DATA LINES ->
########################################
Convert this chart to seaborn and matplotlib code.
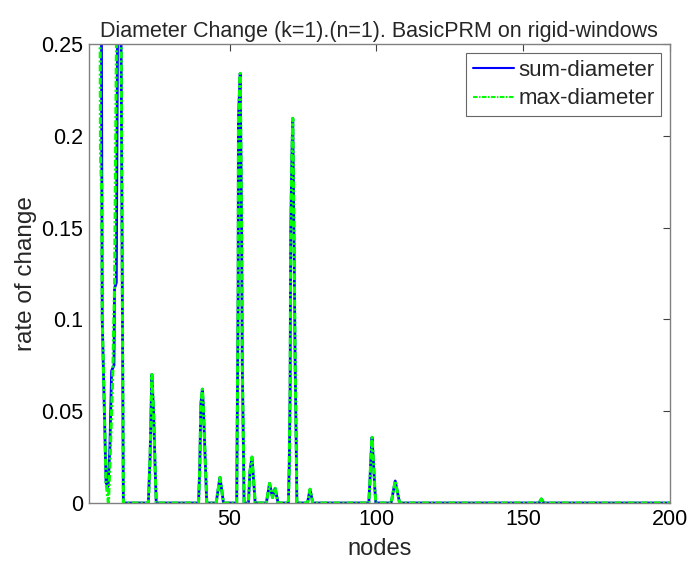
import matplotlib
matplotlib.use("Agg")
import matplotlib.pyplot as plt
import seaborn as sns
import numpy as np
import pandas as pd
from matplotlib.ticker import FuncFormatter

# ---- data ----
# sum-diameter: points where the curve changes (flat zero between spikes)
sum_nodes = [2, 6.0, 6.6, 7.4, 7.9, 8.6, 9.2, 9.8, 10.6, 10.8, 11.4, 12.4, 13.8,
             22.3, 22.9, 23.5, 24.1, 24.6, 25.0,
             39.4, 39.8, 40.2, 40.7, 41.0, 41.6, 42.2,
             45.4, 46.7, 47.9,
             52.4, 52.7, 52.9, 53.0, 53.6, 54.1, 54.3, 54.7, 54.9,
             56.4, 56.9, 57.6, 58.7,
             62.5, 63.6, 64.6, 65.5, 66.5,
             70.0, 70.3, 70.6, 70.7, 70.8, 71.2, 71.5, 72.0, 72.3, 72.7, 72.9,
             76.5, 77.4, 78.3,
             97.4, 97.8, 98.1, 98.5, 99.0, 99.4, 99.8,
             105.0, 106.4, 107.9,
             155.4, 156.2, 157.0,
             200]
sum_rate = [0.9, 0.45, 0.10, 0.045, 0.011, 0.009, 0.03, 0.072, 0.075, 0.117, 0.12, 0.45, 0.0,
            0.0, 0.025, 0.070, 0.049, 0.020, 0.0,
            0.0, 0.018, 0.054, 0.062, 0.054, 0.027, 0.0,
            0.0, 0.014, 0.0,
            0.0, 0.069, 0.116, 0.210, 0.234, 0.145, 0.076, 0.029, 0.0,
            0.0, 0.017, 0.025, 0.0,
            0.0, 0.0107, 0.003, 0.008, 0.0,
            0.0, 0.020, 0.062, 0.103, 0.147, 0.189, 0.2095, 0.131, 0.078, 0.029, 0.0,
            0.0, 0.0075, 0.0,
            0.0, 0.0125, 0.024, 0.0358, 0.0218, 0.009, 0.0,
            0.0, 0.012, 0.0,
            0.0, 0.0022, 0.0,
            0.0]

# max-diameter: differs only in the first spikes
max_nodes = [2, 5.5, 6.0, 6.4, 6.6, 7.4, 7.9, 8.7, 9.2, 10.2, 10.8, 12.4, 13.8] + sum_nodes[13:]
max_rate = [0.9, 0.5, 0.19, 0.17, 0.10, 0.045, 0.011, 0.0, 0.02, 0.071, 0.118, 0.45, 0.0] + sum_rate[13:]

x_ticks = [50, 100, 150, 200]
y_ticks = [0, 0.05, 0.1, 0.15, 0.2, 0.25]
title = "Diameter Change (k=1).(n=1). BasicPRM on rigid-windows"

# ---- plotting ----
sns.set_style("white")
plt.rcParams['font.family'] = ['Liberation Sans', 'DejaVu Sans']

fig = plt.figure(figsize=(6.91, 5.61), dpi=100)
ax = fig.add_axes([0.1284, 0.1034, 0.9696 - 0.1284, 0.9216 - 0.1034])

df_sum = pd.DataFrame({"nodes": sum_nodes, "rate": sum_rate})
df_max = pd.DataFrame({"nodes": max_nodes, "rate": max_rate})

sns.lineplot(data=df_sum, x="nodes", y="rate", ax=ax, color=(0, 0, 1), lw=2.0,
             sort=False, estimator=None, label="sum-diameter")
sns.lineplot(data=df_max, x="nodes", y="rate", ax=ax, color=(0, 1, 0), lw=2.2,
             sort=False, estimator=None, label="max-diameter")
ax.lines[1].set_dashes((2.2, 0.7, 0.7, 0.7))

ax.set_xlim(2, 200)
ax.set_ylim(0, 0.25)
ax.set_xticks(x_ticks)
ax.set_yticks(y_ticks)
ax.yaxis.set_major_formatter(FuncFormatter(lambda v, p: "%g" % v))

for s in ax.spines.values():
    s.set_visible(True)
    s.set_color("#808080")
    s.set_linewidth(1.0)
ax.tick_params(direction="in", length=5, width=0.8, color="#404040",
               top=True, right=True, labelsize=15.5, labelcolor="black", pad=4)

ax.set_xlabel("nodes", fontsize=17, labelpad=6)
ax.set_ylabel("rate of change", fontsize=17.5, labelpad=3)
ax.set_title(title, fontsize=15.5, pad=5)

leg = ax.legend(loc="upper right", fontsize=16, frameon=True, fancybox=False,
                handlelength=1.85, borderpad=0.3, labelspacing=0.35, handletextpad=0.2,
                borderaxespad=0.4)
leg.get_frame().set_edgecolor("#404040")
leg.get_frame().set_linewidth(0.8)
for h in leg.get_lines():
    h.set_linewidth(1.5)

fig.savefig("out.png", dpi=100, facecolor="white")
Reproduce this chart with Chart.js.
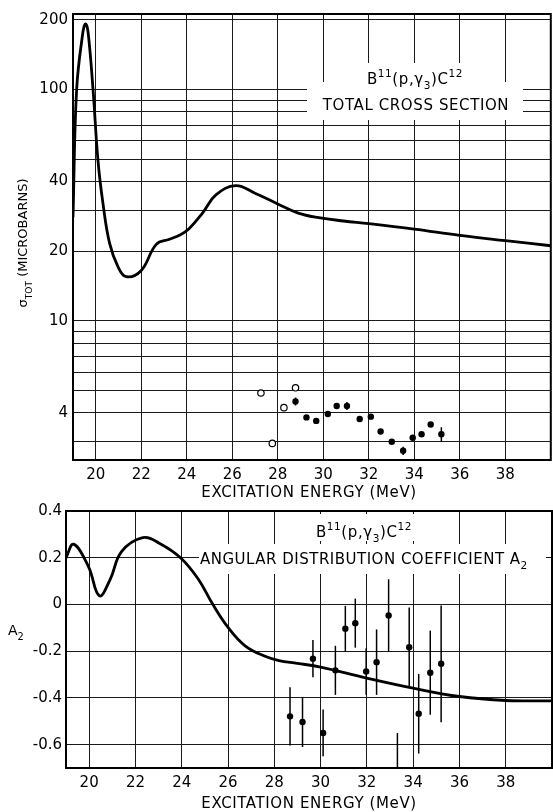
<!DOCTYPE html>
<html>
<head>
<meta charset="utf-8">
<script src="https://cdn.jsdelivr.net/npm/chart.js@4.4.0/dist/chart.umd.min.js"></script>
<style>
html, body { margin: 0; padding: 0; background: #fff; overflow: hidden; width: 553px; height: 812px; }
canvas { position: absolute; left: 0; }
#top { top: 0; }
#bottom { top: 495px; }
</style>
</head>
<body>
<canvas id="top" width="556" height="500"></canvas>
<canvas id="bottom" width="556" height="317"></canvas>
<script>
// Total cross section curve (MeV, microbarns)
const sigmaCurveE = [19.0, 19.16, 19.44, 19.55, 19.66, 19.88, 20.1, 20.32, 20.61, 20.98, 21.34, 22.0, 22.66, 23.24, 23.7, 24.1, 24.7, 25.28, 26.15, 27.0, 28.0, 28.9, 29.8, 30.9, 32.0, 34.0, 36.0, 38.0, 40.0];
const sigmaCurve = [28, 100, 178, 192, 178, 100, 49, 32, 21.6, 17.1, 15.5, 16.5, 21.4, 22.5, 23.5, 25, 29.3, 35, 38.4, 35.6, 32, 29.2, 27.9, 27.0, 26.3, 24.9, 23.4, 22.2, 21.1];

// measured points, open circles
const openE = [27.26, 27.76, 28.27, 28.78];
const openSigma = [4.87, 2.95, 4.21, 5.13];
// measured points, filled (error 0 = no bar drawn)
const filledE = [28.78, 29.26, 29.69, 30.2, 30.59, 31.04, 31.6, 32.09, 32.52, 33.01, 33.51, 33.93, 34.32, 34.72, 35.19];
const filledSigma = [4.48, 3.82, 3.69, 3.95, 4.28, 4.28, 3.76, 3.85, 3.32, 3.0, 2.74, 3.12, 3.23, 3.56, 3.23];
const filledSigmaErr = [0.18, 0, 0, 0, 0, 0.17, 0, 0, 0, 0, 0.11, 0, 0, 0, 0.23];

const sigmaTicks = [3, 4, 5, 6, 7, 8, 9, 10, 20, 30, 40, 50, 60, 70, 80, 90, 100, 200];
const sigmaLabels = [4, 10, 20, 40, 100, 200];
const energyTicks = [20, 22, 24, 26, 28, 30, 32, 34, 36, 38];

// Angular distribution coefficient A2
const a2CurveE = [19.0, 19.33, 19.97, 20.44, 20.9, 21.4, 22.32, 23.03, 23.97, 24.74, 25.31, 25.97, 26.74, 27.6, 28.2, 29.0, 30.0, 32.0, 34.0, 36.0, 38.0, 40.0];
const a2Curve = [0.2, 0.258, 0.162, 0.037, 0.105, 0.226, 0.286, 0.262, 0.198, 0.105, 0.006, -0.094, -0.177, -0.222, -0.24, -0.252, -0.268, -0.315, -0.358, -0.394, -0.411, -0.413];
const a2PointsE = [28.68, 29.22, 29.67, 30.11, 30.64, 31.07, 31.5, 31.97, 32.42, 32.94, 33.32, 33.83, 34.24, 34.74, 35.21];
const a2Points = [-0.479, -0.503, -0.232, -0.55, -0.282, -0.104, -0.08, -0.287, -0.247, -0.047, -0.76, -0.183, -0.468, -0.292, -0.254];
const a2Err = [0.125, 0.107, 0.08, 0.1, 0.105, 0.098, 0.105, 0.1, 0.14, 0.155, 0.21, 0.17, 0.17, 0.18, 0.25];
const a2Ticks = [-0.6, -0.4, -0.2, 0, 0.2, 0.4];

const FONT = '"DejaVu Sans", sans-serif';
Chart.defaults.font.family = FONT;
Chart.defaults.font.size = 15;
Chart.defaults.color = '#000';

const xy = (xs, ys) => xs.map((x, i) => ({ x: x, y: ys[i] }));

// text with super/subscripts: parts = [[text, '' | 'sup' | 'sub'], ...]
function richText(ctx, parts, x, y, size, align, spacing) {
  ctx.save();
  ctx.fillStyle = '#000';
  ctx.textBaseline = 'alphabetic';
  ctx.textAlign = 'left';
  ctx.letterSpacing = (spacing || 0) + 'px';
  const fontOf = k => (k ? size * 0.7 : size) + 'px ' + FONT;
  const widths = parts.map(([t, k]) => { ctx.font = fontOf(k); return ctx.measureText(t).width; });
  const total = widths.reduce((a, b) => a + b, 0);
  let cx = align === 'center' ? x - total / 2 : x;
  parts.forEach(([t, k], i) => {
    ctx.font = fontOf(k);
    const dy = k === 'sup' ? -size * 0.45 : (k === 'sub' ? size * 0.35 : 0);
    ctx.fillText(t, cx, y + dy);
    cx += widths[i];
  });
  ctx.restore();
}

function whiteBox(ctx, x, y, w, h) {
  ctx.save();
  ctx.fillStyle = '#fff';
  ctx.fillRect(x, y, w, h);
  ctx.restore();
}

function frame(chart) {
  const a = chart.chartArea;
  const ctx = chart.ctx;
  ctx.save();
  ctx.strokeStyle = '#000';
  ctx.lineWidth = 2;
  ctx.strokeRect(a.left, a.top, a.right - a.left, a.bottom - a.top);
  ctx.restore();
}

function errorBars(chart, xs, ys, errs, width) {
  const ctx = chart.ctx;
  const a = chart.chartArea;
  const sx = chart.scales.x, sy = chart.scales.y;
  ctx.save();
  ctx.beginPath();
  ctx.rect(a.left, a.top, a.right - a.left, a.bottom - a.top);
  ctx.clip();
  ctx.strokeStyle = '#000';
  ctx.lineWidth = width;
  xs.forEach((x, i) => {
    if (!errs[i]) return;
    const px = sx.getPixelForValue(x);
    ctx.beginPath();
    ctx.moveTo(px, sy.getPixelForValue(ys[i] - errs[i]));
    ctx.lineTo(px, sy.getPixelForValue(ys[i] + errs[i]));
    ctx.stroke();
  });
  ctx.restore();
}

const gridStyle = { color: '#1a1a1a', lineWidth: 1, drawTicks: false };

const energyAxis = (w) => ({
  type: 'linear',
  min: 19,
  max: 40,
  afterBuildTicks: axis => { axis.ticks = energyTicks.map(v => ({ value: v })); },
  afterFit: scale => { scale.height = w; },
  grid: gridStyle,
  border: { color: '#000', width: 2 },
  ticks: { padding: 6, autoSkip: false, maxRotation: 0, callback: v => String(v) }
});

// ---- top: total cross section ----
new Chart(document.getElementById('top'), {
  type: 'scatter',
  data: {
    datasets: [
      {
        type: 'line',
        data: xy(sigmaCurveE, sigmaCurve),
        borderColor: '#000',
        borderWidth: 2.8,
        pointRadius: 0,
        tension: 0.4,
        fill: false
      },
      {
        data: xy(openE, openSigma),
        pointRadius: 3.2,
        pointBackgroundColor: '#fff',
        pointBorderColor: '#000',
        pointBorderWidth: 1.2
      },
      {
        data: xy(filledE, filledSigma),
        pointRadius: 3.2,
        pointBackgroundColor: '#000',
        pointBorderColor: '#000',
        pointBorderWidth: 0
      }
    ]
  },
  options: {
    responsive: false,
    animation: false,
    events: [],
    layout: { padding: { top: 14, right: 1, left: 0, bottom: 0 } },
    plugins: { legend: { display: false }, tooltip: { enabled: false } },
    scales: {
      x: energyAxis(40),
      y: {
        type: 'logarithmic',
        min: 2.5,
        max: 212,
        afterBuildTicks: axis => { axis.ticks = sigmaTicks.map(v => ({ value: v })); },
        afterFit: scale => { scale.width = 73; },
        grid: gridStyle,
        border: { color: '#000', width: 2 },
        ticks: { padding: 5, autoSkip: false, callback: v => sigmaLabels.includes(v) ? String(v) : '' }
      }
    }
  },
  plugins: [{
    id: 'topDecor',
    beforeDatasetsDraw(chart) {
      const ctx = chart.ctx;
      whiteBox(ctx, 366, 63, 100, 21);
      whiteBox(ctx, 307, 82, 216, 38);
    },
    afterDatasetsDraw(chart) {
      errorBars(chart, filledE, filledSigma, filledSigmaErr, 1.5);
    },
    afterDraw(chart) {
      const ctx = chart.ctx;
      frame(chart);
      richText(ctx, [['B', ''], ['11', 'sup'], ['(p,\u03b3', ''], ['3', 'sub'], [')C', ''], ['12', 'sup']], 415, 84, 15, 'center', 0.6);
      richText(ctx, [['TOTAL CROSS SECTION', '']], 416, 110, 15, 'center', 0.6);
      richText(ctx, [['EXCITATION ENERGY (MeV)', '']], 309, 497, 15, 'center', 0.6);
      // rotated y title
      ctx.save();
      ctx.translate(27, 243);
      ctx.rotate(-Math.PI / 2);
      richText(ctx, [['\u03c3', ''], ['TOT', 'sub'], [' (MICROBARNS)', '']], 0, 0, 13, 'center', 0);
      ctx.restore();
    }
  }]
});

// ---- bottom: angular distribution coefficient ----
new Chart(document.getElementById('bottom'), {
  type: 'scatter',
  data: {
    datasets: [
      {
        type: 'line',
        data: xy(a2CurveE, a2Curve),
        borderColor: '#000',
        borderWidth: 2.8,
        pointRadius: 0,
        tension: 0.4,
        fill: false
      },
      {
        data: xy(a2PointsE, a2Points),
        pointRadius: 3.2,
        pointBackgroundColor: '#000',
        pointBorderColor: '#000',
        pointBorderWidth: 0
      }
    ]
  },
  options: {
    responsive: false,
    animation: false,
    events: [],
    layout: { padding: { top: 16, right: 0, left: 0, bottom: 0 } },
    plugins: { legend: { display: false }, tooltip: { enabled: false } },
    scales: {
      x: energyAxis(44),
      y: {
        type: 'linear',
        min: -0.7,
        max: 0.4,
        afterBuildTicks: axis => { axis.ticks = a2Ticks.map(v => ({ value: v })); },
        afterFit: scale => { scale.width = 66; },
        grid: gridStyle,
        border: { color: '#000', width: 2 },
        ticks: { padding: 4, autoSkip: false, callback: v => Math.abs(v) < 1e-9 ? '0' : v.toFixed(1) }
      }
    }
  },
  plugins: [{
    id: 'bottomDecor',
    beforeDatasetsDraw(chart) {
      const ctx = chart.ctx;
      whiteBox(ctx, 308, 19, 112, 27);
      whiteBox(ctx, 199, 49, 347, 30);
    },
    afterDatasetsDraw(chart) {
      errorBars(chart, a2PointsE, a2Points, a2Err, 1.5);
    },
    afterDraw(chart) {
      const ctx = chart.ctx;
      frame(chart);
      richText(ctx, [['B', ''], ['11', 'sup'], ['(p,\u03b3', ''], ['3', 'sub'], [')C', ''], ['12', 'sup']], 364, 42, 15, 'center', 0.6);
      richText(ctx, [['ANGULAR DISTRIBUTION COEFFICIENT A', ''], ['2', 'sub']], 200, 69, 15, 'left', 0.5);
      richText(ctx, [['EXCITATION ENERGY (MeV)', '']], 309, 313, 15, 'center', 0.6);
      richText(ctx, [['A', ''], ['2', 'sub']], 8, 140, 14, 'left', 0);
    }
  }]
});
</script>
</body>
</html>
########################################
PROBLEM TO WORK ON -> Print exactly the lines from the line containing "Reproduce this chart with Chart.js." through the line containing "23.4, 22.2, 21.1];", and omit any picture found among them.

ANSWER ->
Reproduce this chart with Chart.js.
<!DOCTYPE html>
<html>
<head>
<meta charset="utf-8">
<script src="https://cdn.jsdelivr.net/npm/chart.js@4.4.0/dist/chart.umd.min.js"></script>
<style>
html, body { margin: 0; padding: 0; background: #fff; overflow: hidden; width: 553px; height: 812px; }
canvas { position: absolute; left: 0; }
#top { top: 0; }
#bottom { top: 495px; }
</style>
</head>
<body>
<canvas id="top" width="556" height="500"></canvas>
<canvas id="bottom" width="556" height="317"></canvas>
<script>
// Total cross section curve (MeV, microbarns)
const sigmaCurveE = [19.0, 19.16, 19.44, 19.55, 19.66, 19.88, 20.1, 20.32, 20.61, 20.98, 21.34, 22.0, 22.66, 23.24, 23.7, 24.1, 24.7, 25.28, 26.15, 27.0, 28.0, 28.9, 29.8, 30.9, 32.0, 34.0, 36.0, 38.0, 40.0];
const sigmaCurve = [28, 100, 178, 192, 178, 100, 49, 32, 21.6, 17.1, 15.5, 16.5, 21.4, 22.5, 23.5, 25, 29.3, 35, 38.4, 35.6, 32, 29.2, 27.9, 27.0, 26.3, 24.9, 23.4, 22.2, 21.1];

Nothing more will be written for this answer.